Hace muy poco tiempo la desidia, falta de sentido de Estado e incapacidad del Gobierno, escondía una brillante estadística de la que no cesaban de vanagloriarse los socialistas: las cuentas públicas. En 2007 el superávit alcanzó el 2,3% y la deuda pública se redujo al 36,2% del PIB. No está nada mal para quien criticó a Aznar por no gastar el superávit generado.
La situación es hoy muy distinta pues, en tan sólo dos años, se ha dilapidado toda esa despensa.
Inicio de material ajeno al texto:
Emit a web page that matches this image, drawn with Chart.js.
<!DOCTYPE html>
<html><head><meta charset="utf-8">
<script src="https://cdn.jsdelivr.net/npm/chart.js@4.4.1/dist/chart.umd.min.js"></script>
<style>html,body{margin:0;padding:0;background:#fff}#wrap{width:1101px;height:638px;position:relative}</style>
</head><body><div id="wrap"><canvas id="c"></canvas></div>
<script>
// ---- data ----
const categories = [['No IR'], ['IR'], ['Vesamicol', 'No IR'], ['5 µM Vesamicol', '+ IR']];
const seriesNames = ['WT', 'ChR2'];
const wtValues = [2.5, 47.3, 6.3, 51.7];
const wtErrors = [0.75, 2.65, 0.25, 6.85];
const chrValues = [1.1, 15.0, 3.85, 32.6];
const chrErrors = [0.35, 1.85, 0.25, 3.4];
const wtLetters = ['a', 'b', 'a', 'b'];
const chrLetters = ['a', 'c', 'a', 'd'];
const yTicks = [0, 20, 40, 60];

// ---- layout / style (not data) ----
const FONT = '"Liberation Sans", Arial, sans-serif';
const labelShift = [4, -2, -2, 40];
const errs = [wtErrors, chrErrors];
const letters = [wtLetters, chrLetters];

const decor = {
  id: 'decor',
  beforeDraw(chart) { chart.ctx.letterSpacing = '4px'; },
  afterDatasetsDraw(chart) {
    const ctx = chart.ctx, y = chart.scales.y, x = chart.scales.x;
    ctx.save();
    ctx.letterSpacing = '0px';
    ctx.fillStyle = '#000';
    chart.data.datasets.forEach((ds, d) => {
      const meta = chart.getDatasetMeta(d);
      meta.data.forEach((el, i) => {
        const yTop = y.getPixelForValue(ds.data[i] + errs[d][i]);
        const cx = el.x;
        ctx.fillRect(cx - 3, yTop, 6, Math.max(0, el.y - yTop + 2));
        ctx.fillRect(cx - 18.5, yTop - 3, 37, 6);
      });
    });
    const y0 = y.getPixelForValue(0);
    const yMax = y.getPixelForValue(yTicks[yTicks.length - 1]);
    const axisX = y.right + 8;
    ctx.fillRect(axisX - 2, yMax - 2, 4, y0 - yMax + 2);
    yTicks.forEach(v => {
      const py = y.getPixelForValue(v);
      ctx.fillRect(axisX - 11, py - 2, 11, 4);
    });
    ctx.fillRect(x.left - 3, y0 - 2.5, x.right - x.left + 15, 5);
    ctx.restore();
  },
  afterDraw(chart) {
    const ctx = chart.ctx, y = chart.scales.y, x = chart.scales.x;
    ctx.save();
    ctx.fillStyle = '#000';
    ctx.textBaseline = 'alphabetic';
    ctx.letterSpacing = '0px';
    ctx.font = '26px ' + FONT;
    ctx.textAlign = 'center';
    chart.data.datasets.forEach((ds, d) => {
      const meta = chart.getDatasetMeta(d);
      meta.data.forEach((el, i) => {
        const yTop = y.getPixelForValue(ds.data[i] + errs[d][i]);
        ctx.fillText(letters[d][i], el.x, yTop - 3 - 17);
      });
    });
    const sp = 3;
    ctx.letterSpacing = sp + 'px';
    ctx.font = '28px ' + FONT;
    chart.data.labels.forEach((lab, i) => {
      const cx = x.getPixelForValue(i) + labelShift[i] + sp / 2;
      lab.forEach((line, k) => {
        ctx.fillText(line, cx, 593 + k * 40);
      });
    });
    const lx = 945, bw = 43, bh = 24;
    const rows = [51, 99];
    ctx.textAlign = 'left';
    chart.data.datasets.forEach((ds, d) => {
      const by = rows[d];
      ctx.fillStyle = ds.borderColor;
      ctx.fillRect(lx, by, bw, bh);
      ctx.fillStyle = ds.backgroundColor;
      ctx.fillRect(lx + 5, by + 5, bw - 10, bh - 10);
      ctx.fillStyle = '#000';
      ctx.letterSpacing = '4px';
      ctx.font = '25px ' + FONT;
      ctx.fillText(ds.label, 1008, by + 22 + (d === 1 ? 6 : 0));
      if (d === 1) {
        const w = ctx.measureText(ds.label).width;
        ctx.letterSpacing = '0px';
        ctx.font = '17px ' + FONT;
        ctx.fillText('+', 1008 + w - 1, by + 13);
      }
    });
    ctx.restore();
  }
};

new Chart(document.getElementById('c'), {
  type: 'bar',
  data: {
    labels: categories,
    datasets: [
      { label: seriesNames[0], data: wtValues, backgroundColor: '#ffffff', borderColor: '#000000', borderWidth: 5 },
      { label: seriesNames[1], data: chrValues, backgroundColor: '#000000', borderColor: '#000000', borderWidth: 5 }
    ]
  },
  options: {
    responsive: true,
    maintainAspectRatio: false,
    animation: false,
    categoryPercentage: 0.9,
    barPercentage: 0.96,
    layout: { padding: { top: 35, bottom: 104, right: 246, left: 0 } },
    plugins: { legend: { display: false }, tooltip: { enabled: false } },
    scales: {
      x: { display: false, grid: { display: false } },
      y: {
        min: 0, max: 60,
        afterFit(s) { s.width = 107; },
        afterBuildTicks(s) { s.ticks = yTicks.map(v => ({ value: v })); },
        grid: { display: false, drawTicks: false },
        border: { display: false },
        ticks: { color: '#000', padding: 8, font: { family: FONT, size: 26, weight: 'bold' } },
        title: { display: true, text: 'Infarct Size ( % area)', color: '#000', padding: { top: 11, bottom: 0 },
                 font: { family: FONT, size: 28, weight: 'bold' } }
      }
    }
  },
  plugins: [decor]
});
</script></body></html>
Para 2009, las últimas previsiones anuncian un déficit del 6,2% y una deuda pública que rozará o superará el 50% y, si se incluyeran los nuevos sistemas de financiación, aún sin concretar totalmente, el déficit superaría el 7,2 % del PIB.
Solbes, que tanto defendió la ortodoxia fiscal desde Bruselas y que firmó los presupuestos más deficitarios de la historia reciente, por fin se ha marchado entre el aburrimiento, la modorra y el tancredismo económico. Salgado, su sucesora, va a tener en esta cuestión un reto de primer orden y será la prueba del algodón de su capacidad como gestora y política. No lo va a tener fácil pues, con todo lo anterior y las numerosas hipotecas de Zapatero como esas transferencias a las corporaciones locales, el déficit real de nuestro país sería del 8,5%. Casi el triple de lo que en su día Solbes se ocupaba de vigilar.
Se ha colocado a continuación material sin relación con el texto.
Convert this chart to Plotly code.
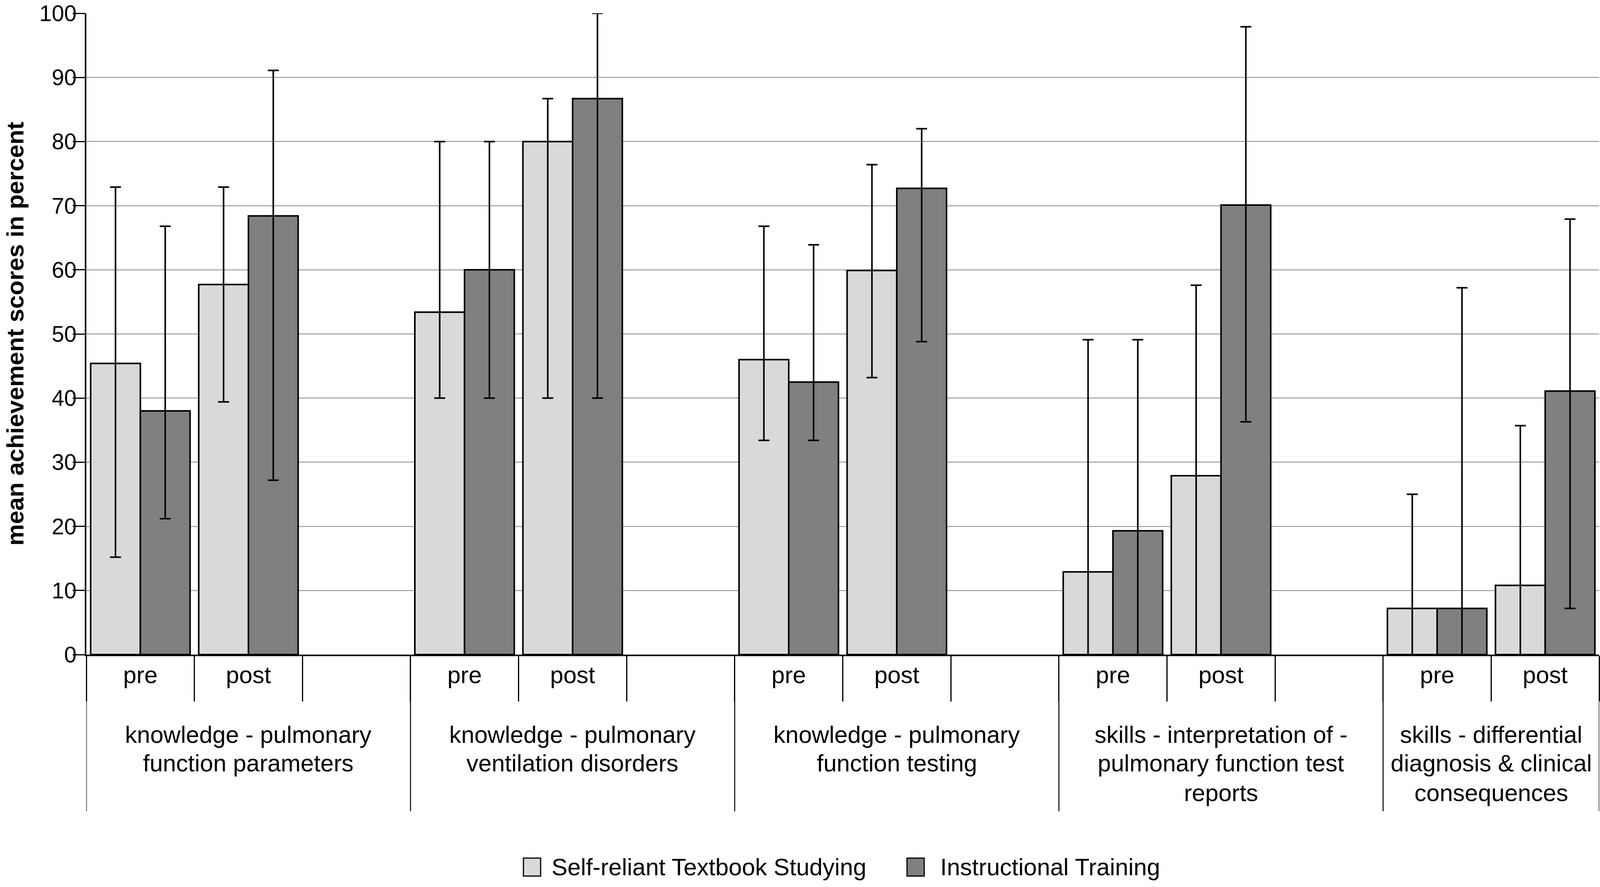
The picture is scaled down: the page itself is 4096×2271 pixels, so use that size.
import plotly.graph_objects as go

# ---------------- data ----------------
group_labels = [
    ["knowledge - pulmonary", "function parameters"],
    ["knowledge - pulmonary", "ventilation disorders"],
    ["knowledge - pulmonary", "function testing"],
    ["skills - interpretation of -", "pulmonary function test", "reports"],
    ["skills - differential", "diagnosis & clinical", "consequences"],
]
phases = ["pre", "post"]
series_names = ["Self-reliant Textbook Studying", "Instructional Training"]
series_colors = ["#d9d9d9", "#808080"]

self_mean = [45.4, 57.7, 53.4, 80.0, 46.0, 59.9, 12.9, 27.9, 7.2, 10.8]
self_hi = [72.9, 72.9, 80.0, 86.7, 66.8, 76.4, 49.1, 57.6, 25.0, 35.7]
self_lo = [15.2, 39.4, 40.0, 40.0, 33.4, 43.2, 0.0, 0.0, 0.0, 0.0]

instr_mean = [38.0, 68.4, 60.0, 86.7, 42.5, 72.7, 19.3, 70.1, 7.2, 41.1]
instr_hi = [66.8, 91.1, 80.0, 100.0, 63.9, 82.0, 49.1, 97.9, 57.2, 67.9]
instr_lo = [21.2, 27.2, 40.0, 40.0, 33.4, 48.8, 0.0, 36.3, 0.0, 7.2]

y_ticks = list(range(0, 101, 10))
y_title = "mean achievement scores in percent"

# ---------------- layout constants ----------------
W, H = 4096, 2271
ML, MT = 221, 34
MR = W - 4094
MB = H - 1676
PW, PH = W - ML - MR, H - MT - MB
FONT = "Liberation Sans, Arial, Helvetica, sans-serif"

def py(pix):  # page pixel y -> paper y
    return (H - MB - pix) / PH

def px(pix):  # page pixel x -> paper x
    return (pix - ML) / PW

n_groups = len(group_labels)
slot_x = []       # x positions of the bars (slot index)
tick_text = []
for g in range(n_groups):
    for p, ph in enumerate(phases):
        slot_x.append(3 * g + p)
        tick_text.append(ph)
n_slots = 3 * n_groups - 1

fig = go.Figure()
for name, col, mean, hi, lo in [
    (series_names[0], series_colors[0], self_mean, self_hi, self_lo),
    (series_names[1], series_colors[1], instr_mean, instr_hi, instr_lo),
]:
    fig.add_trace(go.Bar(
        x=slot_x, y=mean, name=name,
        marker=dict(color=col, line=dict(color="black", width=4)),
        error_y=dict(type="data", symmetric=False,
                     array=[h - m for h, m in zip(hi, mean)],
                     arrayminus=[m - l for m, l in zip(mean, lo)],
                     color="black", thickness=4, width=14),
        cliponaxis=False, showlegend=False,
    ))

fig.update_layout(
    width=W, height=H,
    margin=dict(l=ML, r=MR, t=MT, b=MB, autoexpand=False),
    paper_bgcolor="white", plot_bgcolor="white",
    barmode="group", bargap=0.08, bargroupgap=0,
    font=dict(family=FONT, color="black", size=61),
)

fig.update_xaxes(
    range=[-0.5, n_slots - 0.5], automargin=False,
    tickmode="array", tickvals=slot_x, ticktext=tick_text,
    ticks="", showgrid=False, zeroline=False,
    showline=True, linecolor="black", linewidth=3.5,
    tickfont=dict(size=61, family=FONT),
    ticklabelstandoff=-4,
    minor=dict(tickmode="array", tickvals=[k - 0.5 for k in range(n_slots + 1)],
               ticks="outside", ticklen=116, tickwidth=2.5, tickcolor="black",
               showgrid=False),
)
fig.update_yaxes(
    range=[0, 100], automargin=False, tickmode="array", tickvals=y_ticks,
    ticks="outside", ticklen=31, tickwidth=3, tickcolor="black",
    showline=True, linecolor="black", linewidth=3.5,
    showgrid=True, gridcolor="#8a8a8a", gridwidth=2,
    zeroline=False,
    tickfont=dict(size=57, family=FONT),
    ticklabelstandoff=-21, ticklabeloverflow="allow",
)

# y-axis title
fig.add_annotation(x=px(38), y=py(855), xref="paper", yref="paper",
                   text="<b>" + y_title + "</b>", textangle=-90, showarrow=False,
                   xanchor="center", yanchor="middle",
                   font=dict(size=62, family=FONT))

# long group dividers
for g in range(n_groups + 1):
    xv = 3 * g - 0.5 if g < n_groups else n_slots - 0.5
    fig.add_shape(type="line", xref="x", yref="paper", x0=xv, x1=xv,
                  y0=0, y1=py(2077), line=dict(color="black", width=2.5))

# group labels (one annotation per line)
line_y = [1881, 1954, 2030]
for g, lines in enumerate(group_labels):
    xc = 3 * g + 1 if g < n_groups - 1 else 3 * g + 0.5
    for i, t in enumerate(lines):
        fig.add_annotation(x=xc, y=py(line_y[i]), xref="x", yref="paper",
                           text=t, showarrow=False, yanchor="middle",
                           font=dict(size=61, family=FONT))

# manual legend
leg_items = [(1340, 1410), (2322, 2405)]
for (sx, tx), name, col in zip(leg_items, series_names, series_colors):
    fig.add_shape(type="rect", xref="paper", yref="paper",
                  x0=px(sx), x1=px(sx + 44), y0=py(2197), y1=py(2243),
                  fillcolor=col, line=dict(color="black", width=3))
    fig.add_annotation(x=px(tx), y=py(2220), xref="paper", yref="paper",
                       text=name, showarrow=False, xanchor="left", yanchor="middle",
                       font=dict(size=61, family=FONT))

fig.write_html("out.html", config={"displayModeBar": False},
               post_script="document.body.style.margin='0';document.body.style.overflow='hidden';")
En tiempos de crisis hay que hacer justamente lo contrario de lo que se está haciendo, que es gastar. No hay diferencia aquí con lo doméstico. Igual que una familia, una empresa o un ciudadano responsable –que no pueden disponer de aquello que no tienen–, un Gobierno debería administrar cuidadosamente los recursos que sus contribuyentes le han proporcionado a partir de su trabajo y su sacrificio. No es de recibo que exista una casta instalada en los diferentes estratos de la política que se permita despilfarrar y derrochar nuestro dinero en un absoluto desprecio a esa clase media que les sostiene y les vota.
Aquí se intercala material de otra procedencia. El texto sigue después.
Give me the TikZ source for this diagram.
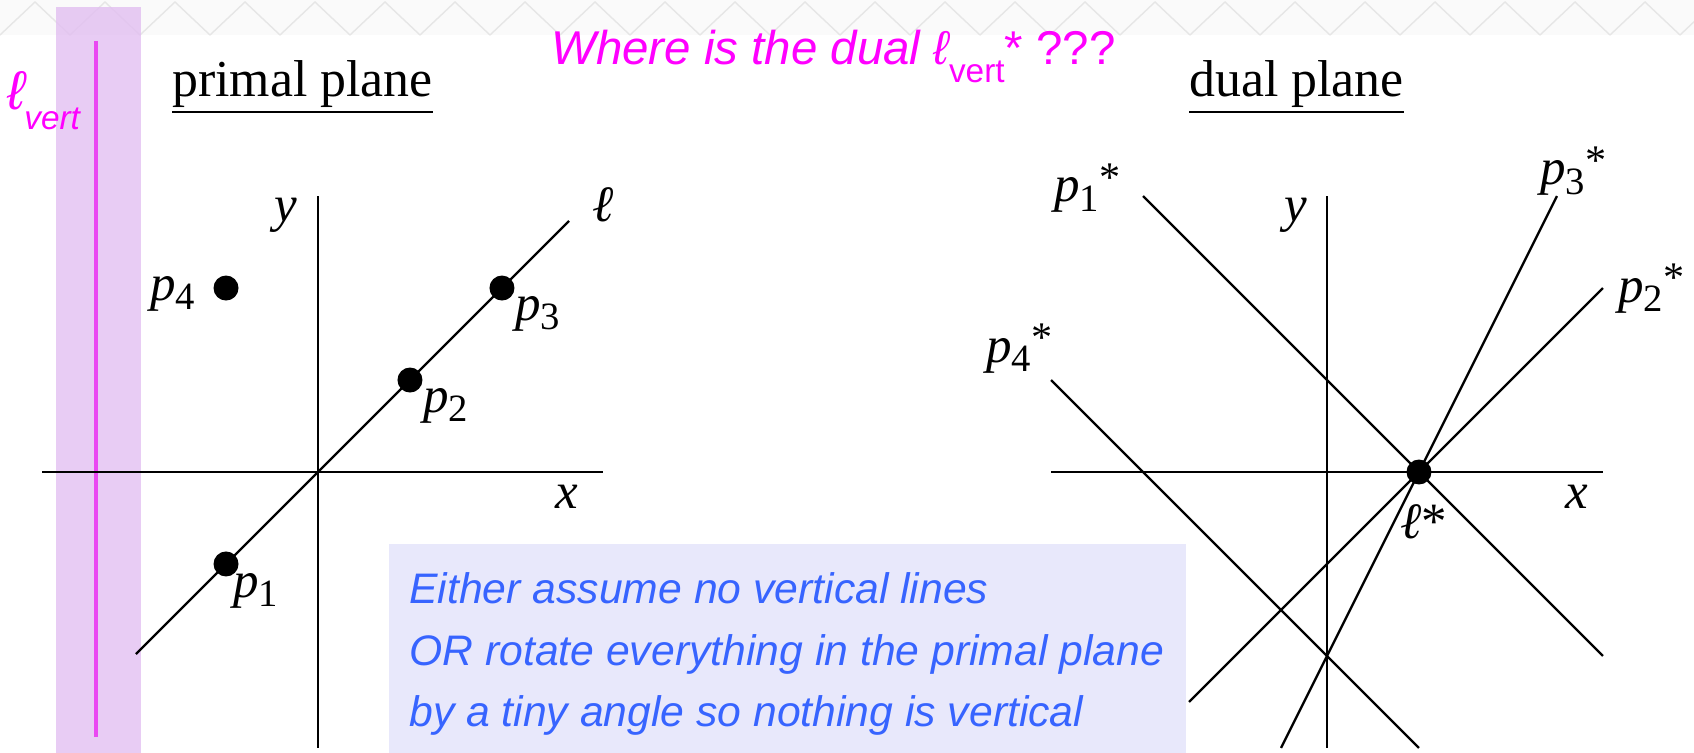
\documentclass[tikz,border=0pt]{standalone}
\usepackage{fontspec}
\setmainfont{Liberation Serif}
\setsansfont{Liberation Sans}
\usetikzlibrary{positioning}

\definecolor{slidegray}{RGB}{250,250,250}
\definecolor{patterngray}{RGB}{230,230,230}
\definecolor{vertband}{RGB}{226,191,241}
\definecolor{vertline}{RGB}{234,72,242}
\definecolor{asktext}{RGB}{255,0,255}
\definecolor{notebox}{RGB}{232,232,251}
\definecolor{notetext}{RGB}{55,100,255}

\newcommand{\plab}[2]{\textit{#1}\raisebox{-0.18em}{\fontsize{22}{22}\selectfont #2}}
\newcommand{\pstar}{\raisebox{6pt}{\fontsize{24}{24}\selectfont *}}

\begin{document}
\begin{tikzpicture}[
    x=0.02cm, y=-0.02cm,
    axis/.style={line width=1.3pt, black},
    dualline/.style={line width=1.3pt, black},
    dot/.style={circle, fill=black, inner sep=0pt, minimum size=0.5cm},
    lbl/.style={anchor=base west, inner sep=0pt, font=\fontsize{29}{30}\selectfont},
    heading/.style={anchor=base west, inner xsep=0pt, inner ysep=2pt, font=\fontsize{29.5}{30}\selectfont},
    ask/.style={anchor=base west, inner sep=0pt, text=asktext, font=\sffamily\itshape\fontsize{27}{30}\selectfont},
    note/.style={anchor=base west, inner sep=0pt, text=notetext, font=\sffamily\itshape\fontsize{24.3}{30}\selectfont},
]
    \useasboundingbox (0,0) rectangle (1694,753);

    % --- slide band at the top ---
    \fill[slidegray] (0,0) rectangle (1694,35);
    \foreach \i in {0,...,24}
        \draw[patterngray, line width=0.8pt] (\i*70,35) -- (\i*70+35,2) -- (\i*70+70,35);

    % --- vertical line l_vert ---
    \fill[vertband, fill opacity=0.8] (56,7) rectangle (141,753);
    \coordinate (lvtop) at (96,41);
    \coordinate (lvbot) at (96,737);
    \draw[vertline, line width=2.3pt] (lvtop) -- (lvbot);
    \node[ask, font=\sffamily\itshape\fontsize{31}{30}\selectfont] (lvell) at (7,110) {ℓ};
    \node[ask, font=\sffamily\itshape\fontsize{19}{20}\selectfont] (lvsub) at (24,130) {vert};

    % --- headings ---
    \node[heading] (primal) at (172,97) {primal plane};
    \draw[line width=1.3pt] (primal.south west) -- (primal.south east);
    \node[heading] (dual) at (1189,97) {dual plane};
    \draw[line width=1.3pt] (dual.south west) -- (dual.south east);
    \node[ask] (question) at (551,65)
        {Where is the dual ℓ\raisebox{-10pt}{\upshape\fontsize{19}{19}\selectfont vert}\upshape* ???};

    % --- Primal plane ---
    \begin{scope}[shift={(318,472)}, x=1.84cm, y=1.84cm]
        \coordinate (pxL) at (-3,0);
        \coordinate (pxR) at (3.1,0);
        \coordinate (pyB) at (0,-3);
        \coordinate (pyT) at (0,3);
        \coordinate (lA) at (-1.98,-1.98);
        \coordinate (lB) at (2.73,2.73);
        \draw[axis] (pxL) -- (pxR);
        \draw[axis] (pyB) -- (pyT);
        \draw[axis] (lA) -- (lB);
        \node[dot] (p1) at (-1,-1) {};
        \node[dot] (p2) at (1,1) {};
        \node[dot] (p3) at (2,2) {};
        \node[dot] (p4) at (-1,2) {};
    \end{scope}
    \node[lbl] (p1lab) at (233,597) {\plab{p}{1}};
    \node[lbl] (p2lab) at (423,412) {\plab{p}{2}};
    \node[lbl] (p3lab) at (515,320) {\plab{p}{3}};
    \node[lbl] (p4lab) at (150,300) {\plab{p}{4}};
    \node[lbl] (pylab) at (274,222) {\textit{y}};
    \node[lbl] (pxlab) at (555,508) {\textit{x}};
    \node[lbl] (llab) at (592,222) {\textit{ℓ}};

    % --- Dual plane ---
    \begin{scope}[shift={(1327,472)}, x=1.84cm, y=1.84cm]
        \coordinate (dxL) at (-3,0);
        \coordinate (dxR) at (3,0);
        \coordinate (dyB) at (0,-3);
        \coordinate (dyT) at (0,3);
        \coordinate (d1a) at (-2,3);     \coordinate (d1b) at (3,-2);
        \coordinate (d2a) at (-1.5,-2.5); \coordinate (d2b) at (3,2);
        \coordinate (d3a) at (-0.5,-3);  \coordinate (d3b) at (2.5,3);
        \coordinate (d4a) at (-3,1);     \coordinate (d4b) at (1,-3);
        \draw[axis] (dxL) -- (dxR);
        \draw[axis] (dyB) -- (dyT);
        \draw[dualline] (d1a) -- (d1b);
        \draw[dualline] (d2a) -- (d2b);
        \draw[dualline] (d3a) -- (d3b);
        \draw[dualline] (d4a) -- (d4b);
        \node[dot] (lstar) at (1,0) {};
    \end{scope}
    \node[lbl] (d1lab) at (1054,202) {\plab{p}{1}\pstar};
    \node[lbl] (d2lab) at (1618,302) {\plab{p}{2}\pstar};
    \node[lbl] (d3lab) at (1540,185) {\plab{p}{3}\pstar};
    \node[lbl] (d4lab) at (986,362) {\plab{p}{4}\pstar};
    \node[lbl] (dylab) at (1284,222) {\textit{y}};
    \node[lbl] (dxlab) at (1565,508) {\textit{x}};
    \node[lbl] (lstarlab) at (1400,538) {\textit{ℓ}*};

    % --- note box ---
    \fill[notebox] (389,544) rectangle (1186,753);
    \node[note] (note1) at (409,603) {Either assume no vertical lines};
    \node[note] (note2) at (409,665) {OR rotate everything in the primal plane};
    \node[note] (note3) at (409,726) {by a tiny angle so nothing is vertical};

\end{tikzpicture}
\end{document}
Existe no obstante una creencia por la que muchos socialistas –de todos los partidos– consideran que el gasto público es la mejor alternativa para al crisis. Es falso. Si el gasto público genera empleo, ¿cuánto empleo destruyen los recursos recaudados a aquellos que mejor lo hacen? La excusa de que se actúa sin saber muy bien a dónde vamos no vale: la experiencia de Japón –con repetidos presupuestos sumidos en un déficit extraordinario– muestra que no sólo no ayuda a salir de la recesión, sino que deja un país endeudado para muchos años. Y es lógico: en una recesión, lo que se ha de restablecer no es ni más ni menos que la confianza, ya que sin ella los recursos nunca se invierten sino que se reservan. Los efectos del déficit son perversos: enormes cargas financieras adicionales, traslado de las responsabilidades a las generaciones futuras y una desconfianza respecto al sistema financiero que perjudica a la inversión y retrasa una eventual recuperación. Se asegura a corto plazo un bienestar efímero de los votantes actuales, que hundirá con impuestos a las generaciones futuras.
Ver como Zapatero se vanagloria de los planes de estímulo –es decir, del gasto extraordinario–, produce enorme preocupación. Justo ahora que la economía necesita un superávit que permita reducir las cargas fiscales e incrementar la renta disponible de hogares y empresas, se plantea aumentar la enorme hipoteca fiscal. Pese a lo que la izquierda repite –y la derecha consiente–, la crisis se ha producido –entre otras muchas razones–, por una capacidad de endeudamiento y gasto que se situaba por encima de las posibilidades reales. Para salir de esta crisis de forma saludable se necesita reactivar la inversión privada que es la que genera empleo. Y para ello se hace necesaria una mayor capacidad de ahorro.
Sería un error mayúsculo que Salgado insistiera en ese camino, el del endeudamiento, que sólo tiene un final, el que nos ha mostrado Irlanda esta semana: la subida de impuestos y el desempleo. De nuevo la experiencia histórica es tozuda. Ojalá que al frente de ese Ministerio se situara alguien que pudiera decirle a Zapatero lo que Juan de Mariana escribía a Felipe III: "Debe procurar el príncipe eliminar gastos superfluos y moderar los tributos. Para conservar su hacienda debe hacer que los gastos sean menores que las rentas para no hacer empréstitos que crecen de día en día". O también, "Debe esforzarse el príncipe para que, si no pueden ser menores los gastos públicos, no sean mayores que las rentas reales, a fin de no verse obligado a hacer empréstitos que crecen de día en día".